Mia: Disconnecter

Mia: Disconnecter

One story in a series questioning if We Make Ourselves Unlovable.

I had a friend, Mia, that I met in late middle school who had this ability to be unlovable regardless of how much she wanted to be loved. She was madly in love with another member of our group and they never ended up together. Thinking back on those years, it doesn’t make sense. They were best friends, were good to each other, took care of each other, everyone’s parents got along. It was ideal. That’s the kind of love people can’t even fantasize about. What happened? Mia used the defense of disconnecting.

I was listening to my CD’s from high school and came across my Cardigans CDs, my favorite band. I was listening to the song Communication and suddenly was reminded of Mia. The last time her and I spoke, she was tortured, depressed, frustrated, in despair and hopeless. She was watching her best friend, who she loves so deeply, get married. All those feelings flooded back in while I was driving that night.

I remember the two of them, how they were, how they spoke to each other, and as the counselor of the group in high school, all the things between them. Mia told me one time while we were out at the local mall that she didn’t know how to keep the connection with Dean.

“I love him today, I love him from far away though. I don’t know what else I’m supposed to do.”

Back then, my advice was to just ask him out. This doesn’t work, it didn’t work. She would get close to him, be with him all the time, go through the good and bad times, watch him date other girls, be there when they broke up, and then disconnect from him when they got too close. Dean would stay there, they would rebuild this part of their relationship, get closer and closer and then Mia would disconnect. Over and over this happened. Mia knew how to talk, to say so much, but didn’t know how to let herself be loved. Worse, when she was being loved the way she wanted, when she was found, she would stop it and disconnect.

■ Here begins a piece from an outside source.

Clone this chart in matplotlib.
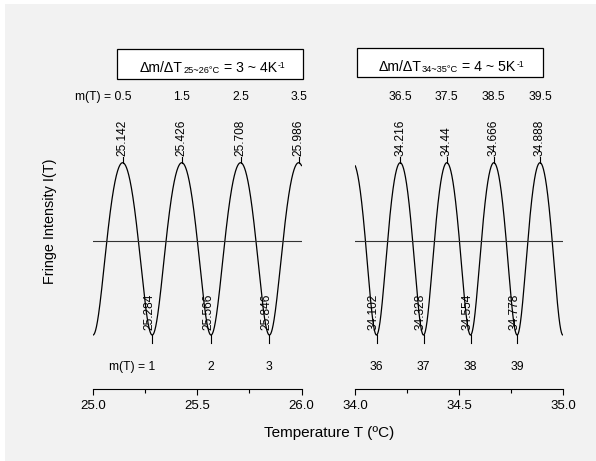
import numpy as np
import matplotlib
matplotlib.use("Agg")
import matplotlib.pyplot as plt
from matplotlib.patches import Rectangle

plt.rcParams['font.family'] = ['Liberation Sans', 'DejaVu Sans']

# 25-26 C panel
left_peak_t = [25.142, 25.426, 25.708, 25.986]
left_peak_m = [0.5, 1.5, 2.5, 3.5]
left_trough_t = [25.284, 25.566, 25.846]
left_trough_m = [1, 2, 3]
left_xticks = [25.0, 25.5, 26.0]
left_title = ('Δm/ΔT', '25~26°C', ' = 3 ~ 4K', '-1')

# 34-35 C panel
right_peak_t = [34.216, 34.44, 34.666, 34.888]
right_peak_m = [36.5, 37.5, 38.5, 39.5]
right_trough_t = [34.102, 34.328, 34.554, 34.778]
right_trough_m = [36, 37, 38, 39]
right_xticks = [34.0, 34.5, 35.0]
right_title = ('Δm/ΔT', '34~35°C', ' = 4 ~ 5K', '-1')

finesse_coef = 0.48   # shape of the fringes
mid_level = 0.095     # reference (mean) intensity line


def fringe_order(t, t_ext, m_ext):
    order = np.argsort(t_ext)
    t_ext = np.asarray(t_ext, float)[order]
    m_ext = np.asarray(m_ext, float)[order]
    m = np.interp(t, t_ext, m_ext)
    s0 = (m_ext[1] - m_ext[0]) / (t_ext[1] - t_ext[0])
    s1 = (m_ext[-1] - m_ext[-2]) / (t_ext[-1] - t_ext[-2])
    lo, hi = t < t_ext[0], t > t_ext[-1]
    m[lo] = m_ext[0] + s0 * (t[lo] - t_ext[0])
    m[hi] = m_ext[-1] + s1 * (t[hi] - t_ext[-1])
    return m


def intensity(m):
    s = np.sin(np.pi * m) ** 2
    r = finesse_coef * s / (1 + finesse_coef * s)
    return 2 * r / (finesse_coef / (1 + finesse_coef)) - 1


def boxed_title(ax, x, y, parts):
    main, sub, rest, sup = parts
    t1 = ax.text(x, y, main, ha='left', va='baseline', fontsize=10.2, zorder=4)
    t2 = ax.annotate(sub, (1, 0), xycoords=t1, xytext=(0.3, -0.5), textcoords='offset points',
                     ha='left', va='bottom', fontsize=6.7, zorder=4)
    t3 = ax.annotate(rest, (1, 0), xycoords=t2, xytext=(0, 0.5), textcoords='offset points',
                     ha='left', va='bottom', fontsize=10.2, zorder=4)
    ax.annotate(sup, (1, 1), xycoords=t3, xytext=(0.6, 0), textcoords='offset points',
                ha='left', va='top', fontsize=6.2, zorder=4)


fig = plt.figure(figsize=(5.96, 4.61), dpi=100)
fig.patches.append(Rectangle((5 / 596, 0), 1, 457 / 461, transform=fig.transFigure,
                             facecolor='#f2f2f2', edgecolor='none', zorder=-10))

ax_l = fig.add_axes([93 / 596, 0.1555, 208.5 / 596, 0.7794])
ax_r = fig.add_axes([355.3 / 596, 0.1555, 208 / 596, 0.7794])

panels = [
    (ax_l, left_peak_t, left_peak_m, left_trough_t, left_trough_m, left_xticks,
     left_title, (25.114, 1.972, 0.895, 0.344), (25.225, 2.056)),
    (ax_r, right_peak_t, right_peak_m, right_trough_t, right_trough_m, right_xticks,
     right_title, (34.008, 1.991, 0.892, 0.337), (34.112, 2.067)),
]

for i, (ax, pt, pm, tt, tm, xt, title, box, tpos) in enumerate(panels):
    ax.set_facecolor('none')
    ax.set_xlim(xt[0], xt[-1])
    ax.set_ylim(-1.630, 2.540)

    t = np.linspace(xt[0], xt[-1], 1500)
    m = fringe_order(t, pt + tt, pm + tm)
    ax.plot(t, intensity(m), color='black', lw=0.9)
    ax.axhline(mid_level, color='#333333', lw=0.8)

    for x in pt:
        ax.plot([x, x], [1, 1.07], color='black', lw=0.8)
        ax.text(x, 1.078, f'{x:g}', rotation=90, ha='center', va='bottom', fontsize=8.6)
    for x in tt:
        ax.plot([x, x], [-1, -1.09], color='black', lw=0.8)
        ax.annotate(f'{x:g}', (x, -0.942), xytext=(-1.8, 0), textcoords='offset points',
                    rotation=90, ha='center', va='bottom', fontsize=8.6)

    for j, (x, mv) in enumerate(zip(pt, pm)):
        if i == 0 and j == 0:
            ax.annotate(f'm(T) = {mv:g}', (x, 1.728), xytext=(6.2, 0),
                        textcoords='offset points', ha='right', va='baseline', fontsize=8.7)
        else:
            ax.text(x, 1.728, f'{mv:g}', ha='center', va='baseline', fontsize=8.7)
    for j, (x, mv) in enumerate(zip(tt, tm)):
        if i == 0 and j == 0:
            ax.annotate(f'm(T) = {mv:g}', (x, -1.406), xytext=(2.2, 0),
                        textcoords='offset points', ha='right', va='baseline', fontsize=8.7)
        else:
            ax.text(x, -1.406, f'{mv:g}', ha='center', va='baseline', fontsize=8.7)

    ax.add_patch(Rectangle(box[:2], box[2], box[3], facecolor='white', edgecolor='black',
                           lw=0.9, clip_on=False, zorder=3))
    boxed_title(ax, tpos[0], tpos[1], title)

    for side in ['left', 'right', 'top']:
        ax.spines[side].set_visible(False)
    ax.spines['bottom'].set_linewidth(0.8)
    ax.spines['bottom'].set_bounds(xt[0], xt[-1])
    ax.set_yticks([])
    ax.set_xticks(xt)
    ax.set_xticklabels([f'{v:.1f}' for v in xt])
    ax.set_xticks([(xt[0] + xt[1]) / 2, (xt[1] + xt[2]) / 2], minor=True)
    ax.tick_params(axis='x', which='major', length=4.6, width=0.8, pad=3, labelsize=9.5)
    ax.tick_params(axis='x', which='minor', length=3.0, width=0.8)

fig.text(329.5 / 596, 1 - 432.7 / 461, 'Temperature T (ºC)', ha='center', va='center', fontsize=11)
fig.text(50 / 596, 1 - 221.7 / 461, 'Fringe Intensity I(T)', rotation=90,
         ha='center', va='center', fontsize=10.4)

fig.savefig('out.png', dpi=100, facecolor='white')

Mia told me our Senior year that her and Dean weren’t together mostly because of religion and how we were all taught abstinence and not sex ed.

“I’m controlled by guilt, that’s all it fucking is Adam!”

She was confused that she loved someone so much, but was told that her sexual urges for him were sins, from the Devil, and that was part of the reason she disconnected. She felt guilty for wanting him, felt guilty for what her parents would think, her private school, her church, her youth group leaders. Guilt and Shame took over. Mia also had one of those fake happy home lives. Her parents acted perfect out in the community, made her dress perfectly, were the “Golden Couple” of the community. It was bullshit though, as it usually is. Her parents were vicious to each other, tore each other down continuously behind closed doors. I remember being at her house once hearing her parents fight. Mia just broke down when it started.

Mia wasn’t ever taught how to be loved. Where had she seen it? Not at home, not at church, not at school, not in the culture.  She knew how to love by doing the inverse of her parents, but that wasn’t enough. It’s only half of what’s needed. The feelings of the unknown, the unknowingness of the unknown, were more frightening than being alone and stuck in the repetition of getting close, disconnecting, then getting close again. We’re never taught how to let ourselves be loved. Who’s seen someone let themselves be loved? This damns us to repeat broken patterns and create relationships that are used for survival and not for creating love.

She married a trucker who is home for a week or so and away for long periods of time and she’s an airline pilot, home for a period of time, then gone for a period of time. It was devastating to hear that because, just as her parent’s relationship, her marriage looks great from the outside, but there is an inner turmoil happening. They don’t fight, they’re good to each other as a couple, but she’s stuck in that repetition that tortured her in high school. She connects and gets close to her husband, but one of them has to leave for work, and the disconnect happens, just to be rebuilt when they both happen to be home, she disconnects because of work and it starts all over again.

This analysis of this relationship is unsatisfactory because nothing else can be known. The big question here is why did Mia fight being loved? Dr. Stephen Mitchell in his book Can Love Lost speaks about a male client of his that runs from relationships that get too deep and mentions that, “There were always moments when he was in danger of feeling something deeply in her presence. He began to realize that it wasn’t so much that he hated her, but that he hated her loving him, because her love opened up possibilities of his developing feelings for her that frightened him. Brett’s difficulties with relationships derived from his inability to integrate desire and love (pp.33).” Where we love we will not desire, and where we desire we will not love.